# Information shown
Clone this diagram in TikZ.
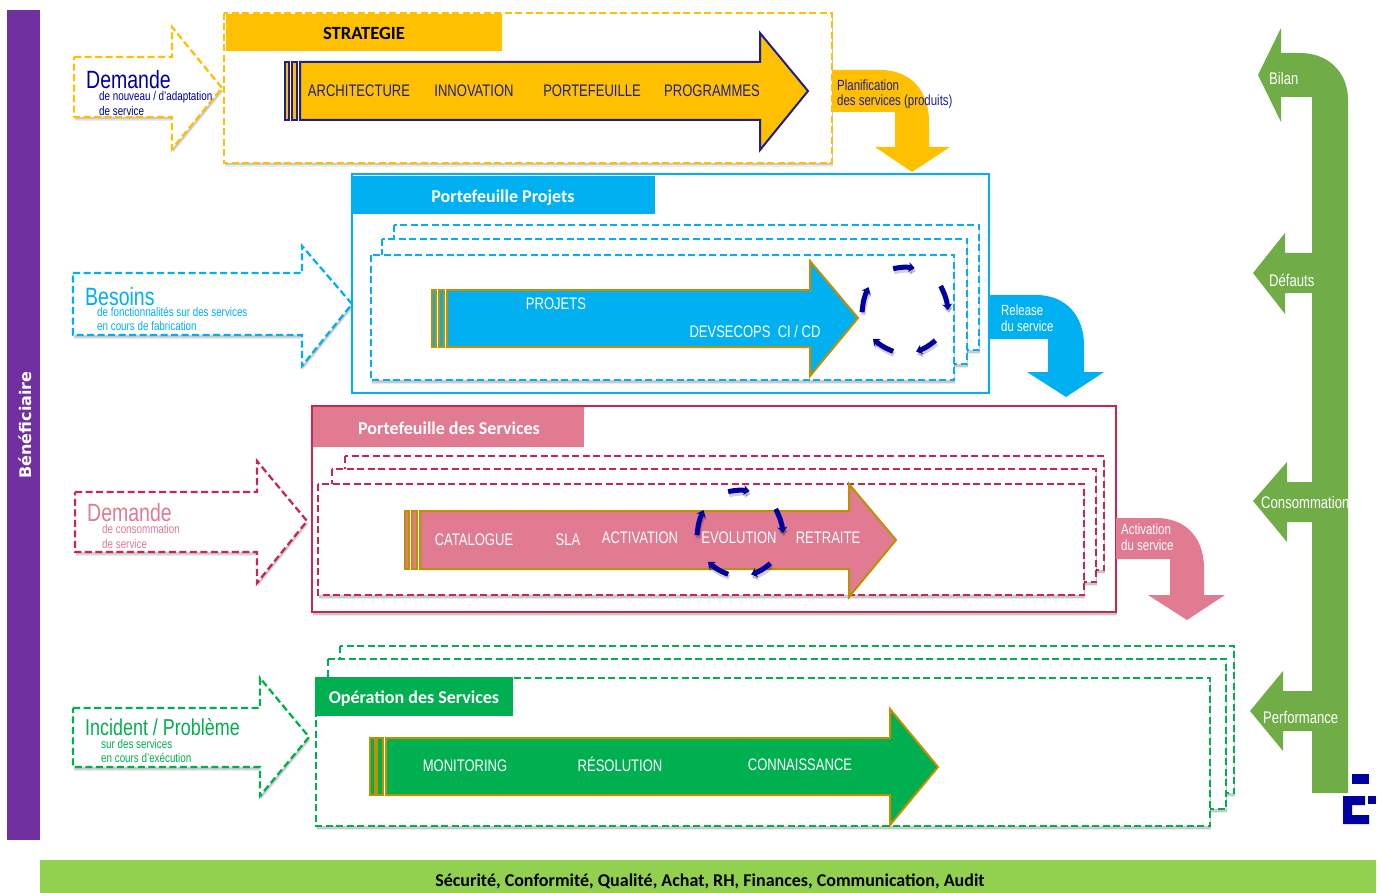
\documentclass[tikz,border=0pt]{standalone}
\usepackage{fontspec}
\setmainfont[FakeStretch=0.78]{Liberation Sans}
\newfontfamily\headfont{Carlito}
\newfontfamily\sidefont{DejaVu Sans}
\usetikzlibrary{arrows.meta,shadows}
\definecolor{jaune}{HTML}{FFC000}
\definecolor{bleu}{HTML}{00B0F0}
\definecolor{rose}{HTML}{E07B91}
\definecolor{rouge}{HTML}{C7284F}
\definecolor{vert}{HTML}{00B050}
\definecolor{olive}{HTML}{70AD47}
\definecolor{nuit}{HTML}{0000A0}
\definecolor{encre}{HTML}{1F1F90}
\definecolor{or}{HTML}{BF9000}
\definecolor{violet}{HTML}{7030A0}
\definecolor{prairie}{HTML}{92D050}
\tikzset{
  ombre/.style={
    drop shadow={shadow xshift=1pt,shadow yshift=-4pt,opacity=.08,fill=black},
    drop shadow={shadow xshift=1pt,shadow yshift=-2.5pt,opacity=.14,fill=black}},
  pile/.style={dashed,dash pattern=on 7pt off 3.5pt,line width=2.3pt,fill=white,ombre},
  fleche/.style={line width=2pt,line join=miter},
  titre/.style={font=\headfont\bfseries\fontsize{18}{18}\selectfont,text=white},
  etape/.style={font=\fontsize{16.7}{16.7}\selectfont,text=white},
  grand/.style={font=\fontsize{25}{25}\selectfont,anchor=west,inner sep=0pt},
  petit/.style={font=\fontsize{12.6}{12.6}\selectfont,anchor=west,inner sep=0pt},
  note/.style={font=\fontsize{14.7}{14.7}\selectfont,anchor=west,inner sep=0pt},
  cote/.style={font=\fontsize{16.8}{16.8}\selectfont,anchor=west,inner sep=0pt,text=white},
  tour/.style={-{Stealth[length=6pt,width=10pt]},line width=5pt,draw=nuit},
  tourombre/.style={-{Stealth[length=6pt,width=10pt]},line width=5pt,draw=black,opacity=.18},
}
\begin{document}
\begin{tikzpicture}[x=1pt,y=-1pt]
\useasboundingbox (0,0) rectangle (1383,893);

% bandeaux
\fill[violet] (7,10) rectangle (40,840);
\node[rotate=90,text=white,font=\sidefont\bfseries\fontsize{16}{16}\selectfont] (benef) at (25,425) {B\'en\'eficiaire};
\fill[prairie] (40,860) rectangle (1376,893);
\node[font=\headfont\bfseries\fontsize{18}{18}\selectfont] (transverse) at (710,881) {S\'ecurit\'e, Conformit\'e, Qualit\'e, Achat, RH, Finances, Communication, Audit};

% strategie
\draw[pile,draw=jaune] (74,57) -- (172,57) -- (172,27) -- (222,88) -- (172,149) -- (172,117) -- (74,117) -- cycle;
\draw[pile,draw=jaune] (224,13) rectangle (832,163);
\fill[jaune] (226,14) rectangle (502,51);
\node[font=\headfont\bfseries\fontsize{18.6}{18.6}\selectfont] (strategie) at (364,33) {STRATEGIE};
\draw[fleche,draw=encre,fill=jaune] (285,62) rectangle (289,120);
\draw[fleche,draw=encre,fill=jaune] (292,62) rectangle (297,120);
\draw[fleche,draw=encre,fill=jaune] (300,62) -- (760,62) -- (760,33) -- (808,91) -- (760,150) -- (760,120) -- (300,120) -- cycle;
\node[etape,text=encre] (archi) at (359,91) {ARCHITECTURE};
\node[etape,text=encre] (innov) at (474,91) {INNOVATION};
\node[etape,text=encre] (portef) at (592,91) {PORTEFEUILLE};
\node[etape,text=encre] (progr) at (712,91) {PROGRAMMES};
\node[grand,text=nuit] (demande1) at (86,80) {Demande};
\node[petit,text=nuit] (demande1a) at (99,97) {de nouveau / d'adaptation};
\node[petit,text=nuit] (demande1b) at (99,111) {de service};
\fill[jaune] (832,70) -- (880,70) .. controls (912,70) and (929,92) .. (929,122) -- (929,147) -- (950,147) -- (912,172) -- (875,147) -- (895,147) -- (895,112) -- (832,112) -- cycle;
\node[note,text=encre] (planif1) at (837,85) {Planification};
\node[note,text=encre] (planif2) at (837,102) {des services (produits)};

% projets
\draw[pile,draw=bleu] (73,273) -- (302,273) -- (302,246) -- (352,304) -- (302,366) -- (302,335) -- (73,335) -- cycle;
\draw[line width=2pt,draw=bleu,fill=white] (352,174) rectangle (989,393);
\fill[bleu] (352,176) rectangle (655,214);
\node[titre] (projets) at (503,198) {Portefeuille Projets};
\draw[pile,draw=bleu] (394,225) rectangle (979,350);
\draw[pile,draw=bleu] (382,239) rectangle (967,364);
\draw[pile,draw=bleu] (371,255) rectangle (954,380);
\draw[fleche,draw=or,fill=bleu] (432,290) rectangle (436,347);
\draw[fleche,draw=or,fill=bleu] (439,290) rectangle (444,347);
\draw[fleche,draw=or,fill=bleu] (447,290) -- (810,290) -- (810,261) -- (858,318) -- (810,376) -- (810,347) -- (447,347) -- cycle;
\node[etape] (proj) at (556,304) {PROJETS};
\node[etape] (devsec) at (755,332) {DEVSECOPS\ \ CI / CD};
\node[grand,text=bleu] (besoins) at (85,297) {Besoins};
\node[petit,text=bleu] (besoinsa) at (97,312) {de fonctionnalit\'es sur des services};
\node[petit,text=bleu] (besoinsb) at (97,326) {en cours de fabrication};
\begin{scope}[shift={(905,310)}]
\foreach \a/\b in {-106/-77,-34/0,45/75,106/138,177/212}{
  \draw[tourombre] ([shift={(1,3)}]\a:43) to[bend left=10] ([shift={(1,3)}]\b:43);
  \draw[tour] (\a:43) to[bend left=10] (\b:43);
}
\end{scope}
\fill[bleu] (989,295) -- (1036,295) .. controls (1066,295) and (1084,316) .. (1084,345) -- (1084,372) -- (1104,372) -- (1066,397) -- (1027,372) -- (1048,372) -- (1048,339) -- (989,339) -- cycle;
\node[note,text=white] (release1) at (1001,310) {Release};
\node[note,text=white] (release2) at (1001,326) {du service};

% services
\draw[pile,draw=rouge] (75,492) -- (257,492) -- (257,461) -- (307,521) -- (257,583) -- (257,552) -- (75,552) -- cycle;
\draw[line width=2pt,draw=rouge,fill=white,ombre] (312,406) rectangle (1116,612);
\fill[rose] (313,407) rectangle (584,447);
\node[titre] (services) at (449,428) {Portefeuille des Services};
\draw[pile,draw=rouge] (345,456) rectangle (1104,570);
\draw[pile,draw=rouge] (332,469) rectangle (1096,582);
\draw[pile,draw=rouge] (318,484) rectangle (1084,595);
\draw[fleche,draw=or,fill=rose] (405,511) rectangle (409,569);
\draw[fleche,draw=or,fill=rose] (412,511) rectangle (417,569);
\draw[fleche,draw=or,fill=rose] (420,511) -- (849,511) -- (849,484) -- (896,540) -- (849,597) -- (849,569) -- (420,569) -- cycle;
\node[etape] (catal) at (474,540) {CATALOGUE};
\node[etape] (sla) at (568,540) {SLA};
\node[etape] (activ) at (640,538) {ACTIVATION};
\node[etape] (evol) at (739,538) {EVOLUTION};
\node[etape] (retr) at (828,538) {RETRAITE};
\node[grand,text=rose] (demande2) at (87,513) {Demande};
\node[petit,text=rose] (demande2a) at (102,529) {de consommation};
\node[petit,text=rose] (demande2b) at (102,544) {de service};
\begin{scope}[shift={(740,533)}]
\foreach \a/\b in {-106/-77,-34/0,45/75,106/138,177/212}{
  \draw[tourombre] ([shift={(1,3)}]\a:43) to[bend left=10] ([shift={(1,3)}]\b:43);
  \draw[tour] (\a:43) to[bend left=10] (\b:43);
}
\end{scope}
\fill[rose] (1116,518) -- (1156,518) .. controls (1186,518) and (1204,538) .. (1204,568) -- (1204,595) -- (1225,595) -- (1187,620) -- (1148,595) -- (1170,595) -- (1170,559) -- (1116,559) -- cycle;
\node[note,text=white] (activ1) at (1121,529) {Activation};
\node[note,text=white] (activ2) at (1121,545) {du service};

% operations
\draw[pile,draw=vert] (73,708) -- (260,708) -- (260,678) -- (309,737) -- (260,796) -- (260,767) -- (73,767) -- cycle;
\draw[pile,draw=vert] (340,646) rectangle (1234,793);
\draw[pile,draw=vert] (328,659) rectangle (1226,809);
\draw[pile,draw=vert] (316,678) rectangle (1210,826);
\fill[vert] (315,677) rectangle (513,716);
\node[titre] (operations) at (414,699) {Op\'eration des Services};
\draw[fleche,draw=or,fill=vert] (370,738) rectangle (375,795);
\draw[fleche,draw=or,fill=vert] (377,738) rectangle (383,795);
\draw[fleche,draw=or,fill=vert] (386,738) -- (890,738) -- (890,709) -- (938,767) -- (890,825) -- (890,795) -- (386,795) -- cycle;
\node[etape] (monit) at (465,766) {MONITORING};
\node[etape] (resol) at (620,764) {R\'ESOLUTION};
\node[etape] (conn) at (800,765) {CONNAISSANCE};
\node[grand,font=\fontsize{23}{23}\selectfont,text=vert] (incident) at (85,727) {Incident / Probl\`eme};
\node[petit,text=vert] (incidenta) at (101,744) {sur des services};
\node[petit,text=vert] (incidentb) at (101,758) {en cours d'ex\'ecution};

% retour
\fill[olive] (1312,793) -- (1348,793) -- (1348,100) .. controls (1348,72) and (1328,53) .. (1300,53) -- (1281,53) -- (1281,28) -- (1258,75) -- (1281,122) -- (1281,97) -- (1312,97) -- cycle;
\fill[olive] (1312,253) -- (1285,253) -- (1285,233) -- (1253,273) -- (1285,314) -- (1285,293) -- (1312,293) -- cycle;
\fill[olive] (1312,482) -- (1287,482) -- (1287,462) -- (1253,501) -- (1287,542) -- (1287,522) -- (1312,522) -- cycle;
\fill[olive] (1312,691) -- (1283,691) -- (1283,671) -- (1250,711) -- (1283,751) -- (1283,731) -- (1312,731) -- cycle;
\node[cote] (bilan) at (1269,78) {Bilan};
\node[cote] (defauts) at (1269,280) {D\'efauts};
\node[cote] (conso) at (1261,502) {Consommation};
\node[cote] (perf) at (1263,717) {Performance};

% logo
\fill[nuit] (1352,774) rectangle (1369,784);
\fill[nuit] (1343,796) -- (1365,796) -- (1365,805) -- (1352,805) -- (1352,815) -- (1369,815) -- (1369,824) -- (1343,824) -- cycle;
\fill[nuit] (1368,796) rectangle (1376,804);
\end{tikzpicture}
\end{document}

# Task
Pictures are excluded; extract exactly the lines from the start of the data through the line that holds "(0,0) rectangle (1383,893);", both ends included.

# Response to the task
Clone this diagram in TikZ.
\documentclass[tikz,border=0pt]{standalone}
\usepackage{fontspec}
\setmainfont[FakeStretch=0.78]{Liberation Sans}
\newfontfamily\headfont{Carlito}
\newfontfamily\sidefont{DejaVu Sans}
\usetikzlibrary{arrows.meta,shadows}
\definecolor{jaune}{HTML}{FFC000}
\definecolor{bleu}{HTML}{00B0F0}
\definecolor{rose}{HTML}{E07B91}
\definecolor{rouge}{HTML}{C7284F}
\definecolor{vert}{HTML}{00B050}
\definecolor{olive}{HTML}{70AD47}
\definecolor{nuit}{HTML}{0000A0}
\definecolor{encre}{HTML}{1F1F90}
\definecolor{or}{HTML}{BF9000}
\definecolor{violet}{HTML}{7030A0}
\definecolor{prairie}{HTML}{92D050}
\tikzset{
  ombre/.style={
    drop shadow={shadow xshift=1pt,shadow yshift=-4pt,opacity=.08,fill=black},
    drop shadow={shadow xshift=1pt,shadow yshift=-2.5pt,opacity=.14,fill=black}},
  pile/.style={dashed,dash pattern=on 7pt off 3.5pt,line width=2.3pt,fill=white,ombre},
  fleche/.style={line width=2pt,line join=miter},
  titre/.style={font=\headfont\bfseries\fontsize{18}{18}\selectfont,text=white},
  etape/.style={font=\fontsize{16.7}{16.7}\selectfont,text=white},
  grand/.style={font=\fontsize{25}{25}\selectfont,anchor=west,inner sep=0pt},
  petit/.style={font=\fontsize{12.6}{12.6}\selectfont,anchor=west,inner sep=0pt},
  note/.style={font=\fontsize{14.7}{14.7}\selectfont,anchor=west,inner sep=0pt},
  cote/.style={font=\fontsize{16.8}{16.8}\selectfont,anchor=west,inner sep=0pt,text=white},
  tour/.style={-{Stealth[length=6pt,width=10pt]},line width=5pt,draw=nuit},
  tourombre/.style={-{Stealth[length=6pt,width=10pt]},line width=5pt,draw=black,opacity=.18},
}
\begin{document}
\begin{tikzpicture}[x=1pt,y=-1pt]
\useasboundingbox (0,0) rectangle (1383,893);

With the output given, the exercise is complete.